President Bachelet: “As public servants we must set ourselves higher standards”

During a signing ceremony at La Moneda Palace, the President explained that the constitutional reform bill to ensure electoral transparency and establish grounds for the removal from office of officials who infringe expenditure rules, will also apply to elected officials without legislative powers.

This morning the President of Chile, Michelle Bachelet, signed the constitutional reform bill to ensure electoral transparency and establish grounds for the removal from office of officials who infringe expenditure rules.

In her speech the President said: “We are here today because of we want to take another step towards strengthening our democracy and its legitimacy. Legitimacy that comes from the trust that we, as a society, put in the correct functioning of our institutions and the competence of those we have elected to represent us.”

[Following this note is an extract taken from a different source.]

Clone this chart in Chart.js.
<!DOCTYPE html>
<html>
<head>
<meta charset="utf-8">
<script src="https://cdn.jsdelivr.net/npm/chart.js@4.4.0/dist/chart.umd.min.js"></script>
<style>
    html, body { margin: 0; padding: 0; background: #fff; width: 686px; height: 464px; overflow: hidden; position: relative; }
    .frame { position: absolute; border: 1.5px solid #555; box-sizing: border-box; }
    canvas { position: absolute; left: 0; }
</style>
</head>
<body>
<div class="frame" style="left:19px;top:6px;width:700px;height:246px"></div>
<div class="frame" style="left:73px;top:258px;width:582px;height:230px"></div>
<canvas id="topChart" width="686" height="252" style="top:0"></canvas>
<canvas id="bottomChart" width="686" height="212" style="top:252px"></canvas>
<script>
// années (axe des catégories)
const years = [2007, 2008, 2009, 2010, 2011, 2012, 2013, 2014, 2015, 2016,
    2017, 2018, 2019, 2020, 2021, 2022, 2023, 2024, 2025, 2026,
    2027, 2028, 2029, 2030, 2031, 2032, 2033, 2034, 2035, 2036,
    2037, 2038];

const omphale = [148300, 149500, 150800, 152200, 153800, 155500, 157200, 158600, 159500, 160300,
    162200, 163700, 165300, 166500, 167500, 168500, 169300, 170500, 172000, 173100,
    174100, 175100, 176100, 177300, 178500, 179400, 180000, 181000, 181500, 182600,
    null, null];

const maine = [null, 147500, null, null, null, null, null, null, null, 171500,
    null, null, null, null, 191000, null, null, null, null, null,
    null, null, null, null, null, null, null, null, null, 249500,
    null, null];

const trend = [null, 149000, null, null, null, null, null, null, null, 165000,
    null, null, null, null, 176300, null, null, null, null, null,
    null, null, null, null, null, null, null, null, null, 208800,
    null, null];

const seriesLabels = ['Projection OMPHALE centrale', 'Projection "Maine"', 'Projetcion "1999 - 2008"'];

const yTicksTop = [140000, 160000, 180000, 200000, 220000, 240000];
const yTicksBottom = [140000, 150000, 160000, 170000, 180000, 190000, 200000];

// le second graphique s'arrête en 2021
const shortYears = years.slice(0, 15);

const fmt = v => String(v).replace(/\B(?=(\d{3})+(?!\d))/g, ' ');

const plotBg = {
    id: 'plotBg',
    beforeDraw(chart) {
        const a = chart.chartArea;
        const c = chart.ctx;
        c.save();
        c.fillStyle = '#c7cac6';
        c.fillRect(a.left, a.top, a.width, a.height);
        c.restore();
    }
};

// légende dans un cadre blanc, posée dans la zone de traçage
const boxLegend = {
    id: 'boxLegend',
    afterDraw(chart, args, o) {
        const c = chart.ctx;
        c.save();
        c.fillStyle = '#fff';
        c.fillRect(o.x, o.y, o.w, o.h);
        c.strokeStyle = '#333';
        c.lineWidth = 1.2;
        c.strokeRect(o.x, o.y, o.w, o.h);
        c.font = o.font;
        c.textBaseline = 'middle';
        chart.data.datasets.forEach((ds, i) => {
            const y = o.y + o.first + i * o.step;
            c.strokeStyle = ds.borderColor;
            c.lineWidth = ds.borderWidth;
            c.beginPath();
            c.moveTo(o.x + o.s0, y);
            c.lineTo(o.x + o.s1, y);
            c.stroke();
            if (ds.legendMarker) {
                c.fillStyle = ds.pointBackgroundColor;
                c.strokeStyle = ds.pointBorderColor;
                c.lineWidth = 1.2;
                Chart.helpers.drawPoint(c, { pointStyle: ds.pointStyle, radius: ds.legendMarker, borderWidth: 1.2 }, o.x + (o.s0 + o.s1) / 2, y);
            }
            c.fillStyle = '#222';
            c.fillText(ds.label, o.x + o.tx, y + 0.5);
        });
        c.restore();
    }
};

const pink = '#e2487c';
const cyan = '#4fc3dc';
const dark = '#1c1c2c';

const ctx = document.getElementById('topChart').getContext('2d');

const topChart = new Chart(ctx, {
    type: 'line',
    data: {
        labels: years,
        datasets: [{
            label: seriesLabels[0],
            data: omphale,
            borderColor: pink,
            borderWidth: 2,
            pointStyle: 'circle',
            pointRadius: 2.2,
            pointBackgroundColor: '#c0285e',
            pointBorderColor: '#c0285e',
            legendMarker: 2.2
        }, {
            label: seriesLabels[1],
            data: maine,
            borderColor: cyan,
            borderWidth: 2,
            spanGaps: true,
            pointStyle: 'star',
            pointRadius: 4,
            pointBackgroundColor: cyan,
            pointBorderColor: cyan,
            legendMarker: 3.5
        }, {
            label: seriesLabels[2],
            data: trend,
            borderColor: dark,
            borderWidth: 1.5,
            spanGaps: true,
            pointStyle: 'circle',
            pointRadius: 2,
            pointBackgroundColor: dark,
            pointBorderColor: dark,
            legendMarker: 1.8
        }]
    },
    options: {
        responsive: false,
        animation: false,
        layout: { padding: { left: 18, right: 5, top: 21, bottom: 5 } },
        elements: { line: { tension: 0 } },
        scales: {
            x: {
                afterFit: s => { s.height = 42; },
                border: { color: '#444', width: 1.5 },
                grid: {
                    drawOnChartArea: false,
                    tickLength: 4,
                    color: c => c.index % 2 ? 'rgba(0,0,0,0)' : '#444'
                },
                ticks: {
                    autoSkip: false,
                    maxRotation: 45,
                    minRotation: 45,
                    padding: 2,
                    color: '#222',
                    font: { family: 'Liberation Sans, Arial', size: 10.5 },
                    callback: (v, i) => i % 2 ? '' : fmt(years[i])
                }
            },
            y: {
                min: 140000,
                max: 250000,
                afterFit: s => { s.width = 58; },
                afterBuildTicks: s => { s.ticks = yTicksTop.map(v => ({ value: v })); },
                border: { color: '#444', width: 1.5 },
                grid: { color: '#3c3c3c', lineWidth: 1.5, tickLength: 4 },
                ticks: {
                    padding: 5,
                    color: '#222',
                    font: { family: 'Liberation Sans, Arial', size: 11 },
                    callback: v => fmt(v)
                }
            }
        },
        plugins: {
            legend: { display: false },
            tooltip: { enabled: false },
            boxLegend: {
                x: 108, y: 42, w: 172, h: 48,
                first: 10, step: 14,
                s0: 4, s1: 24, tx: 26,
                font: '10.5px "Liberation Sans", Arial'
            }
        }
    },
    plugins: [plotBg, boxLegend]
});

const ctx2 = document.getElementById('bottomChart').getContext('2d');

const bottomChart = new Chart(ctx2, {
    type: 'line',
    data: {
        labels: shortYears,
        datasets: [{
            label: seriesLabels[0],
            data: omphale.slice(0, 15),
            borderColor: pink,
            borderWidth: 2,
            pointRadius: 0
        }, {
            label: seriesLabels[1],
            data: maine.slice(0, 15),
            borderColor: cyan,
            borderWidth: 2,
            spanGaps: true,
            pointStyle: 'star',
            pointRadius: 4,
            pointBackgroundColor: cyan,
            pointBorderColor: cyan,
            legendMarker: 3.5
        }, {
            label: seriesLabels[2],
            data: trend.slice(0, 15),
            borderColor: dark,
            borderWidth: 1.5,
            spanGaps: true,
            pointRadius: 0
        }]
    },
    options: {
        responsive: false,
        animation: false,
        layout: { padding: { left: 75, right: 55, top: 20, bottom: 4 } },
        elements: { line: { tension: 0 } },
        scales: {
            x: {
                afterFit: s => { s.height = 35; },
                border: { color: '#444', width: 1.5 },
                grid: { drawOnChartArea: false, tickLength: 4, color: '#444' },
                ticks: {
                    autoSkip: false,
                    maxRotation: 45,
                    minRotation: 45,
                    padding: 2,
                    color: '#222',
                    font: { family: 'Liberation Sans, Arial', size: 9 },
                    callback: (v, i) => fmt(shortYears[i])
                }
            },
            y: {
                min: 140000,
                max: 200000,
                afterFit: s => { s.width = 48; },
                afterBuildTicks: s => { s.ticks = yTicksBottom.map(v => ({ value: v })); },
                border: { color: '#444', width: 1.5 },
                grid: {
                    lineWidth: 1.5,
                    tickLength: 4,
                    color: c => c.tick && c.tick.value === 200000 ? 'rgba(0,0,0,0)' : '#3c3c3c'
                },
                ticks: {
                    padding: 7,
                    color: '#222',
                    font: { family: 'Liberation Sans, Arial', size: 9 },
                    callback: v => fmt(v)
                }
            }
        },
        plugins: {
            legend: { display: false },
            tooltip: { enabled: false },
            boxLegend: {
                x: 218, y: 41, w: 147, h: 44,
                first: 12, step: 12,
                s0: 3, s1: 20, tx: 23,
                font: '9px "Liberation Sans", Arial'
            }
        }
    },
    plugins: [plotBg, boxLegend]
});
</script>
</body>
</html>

“This trust is undermined when we see cases like the ones exposed recently. And this is not part of the country that we are proud of. These practices have no place in a hard-working, honest, diligent country like ours” she added.

Speaking before ministers, members of Congress and members of the Advisory Council against corruption, conflicts of interests and the trafficking of influences, the President emphasized that “as public servants we must set ourselves higher standards and ensure that only those who are willing to act in the interests of Chile hold the country’s highest positions.”

“We are presenting a Constitutional Reform Bill which, as of the next elections, will result in the removal from office of those who defraud the laws that control the financing of electoral expenditure; and the procedures and regulations for this will be established by a Constitutional Organic Law enacted for this purpose” she explained.

“We are talking about elected officials without legislative powers. At the same time, I pledge my support for the parliamentary initiatives that will apply to Representatives and Senators which are also aimed at ensuring greater probity and electoral transparency,” she added.

President Bachelet announced that in addition to this bill, directives are being sent to Congress to limit spending on advertising, promotional activities, representational expenses and the use of vehicles by ministries.

“The use of state-owned vehicles by ministers, undersecretaries, heads of services, regional governors, governors and other officials must be strictly limited to work-related purposes” the President explained.

Another of the directives establishes that public officials will only be allowed to fly business class for journeys of more than 7,000 kilometers. “All of these measures are aimed at strengthening the transparency and probity that we must demonstrate to the public”, she noted.

Concluding her speech, the President said that “this bill responds to the demands of millions of fellow Chileans for greater scrutiny and penalties against those who undermine public confidence. But it also brings together recommendations made by various stakeholders, members of Congress, political figures and representatives from civil society, in the interests of fostering good practice and probity.”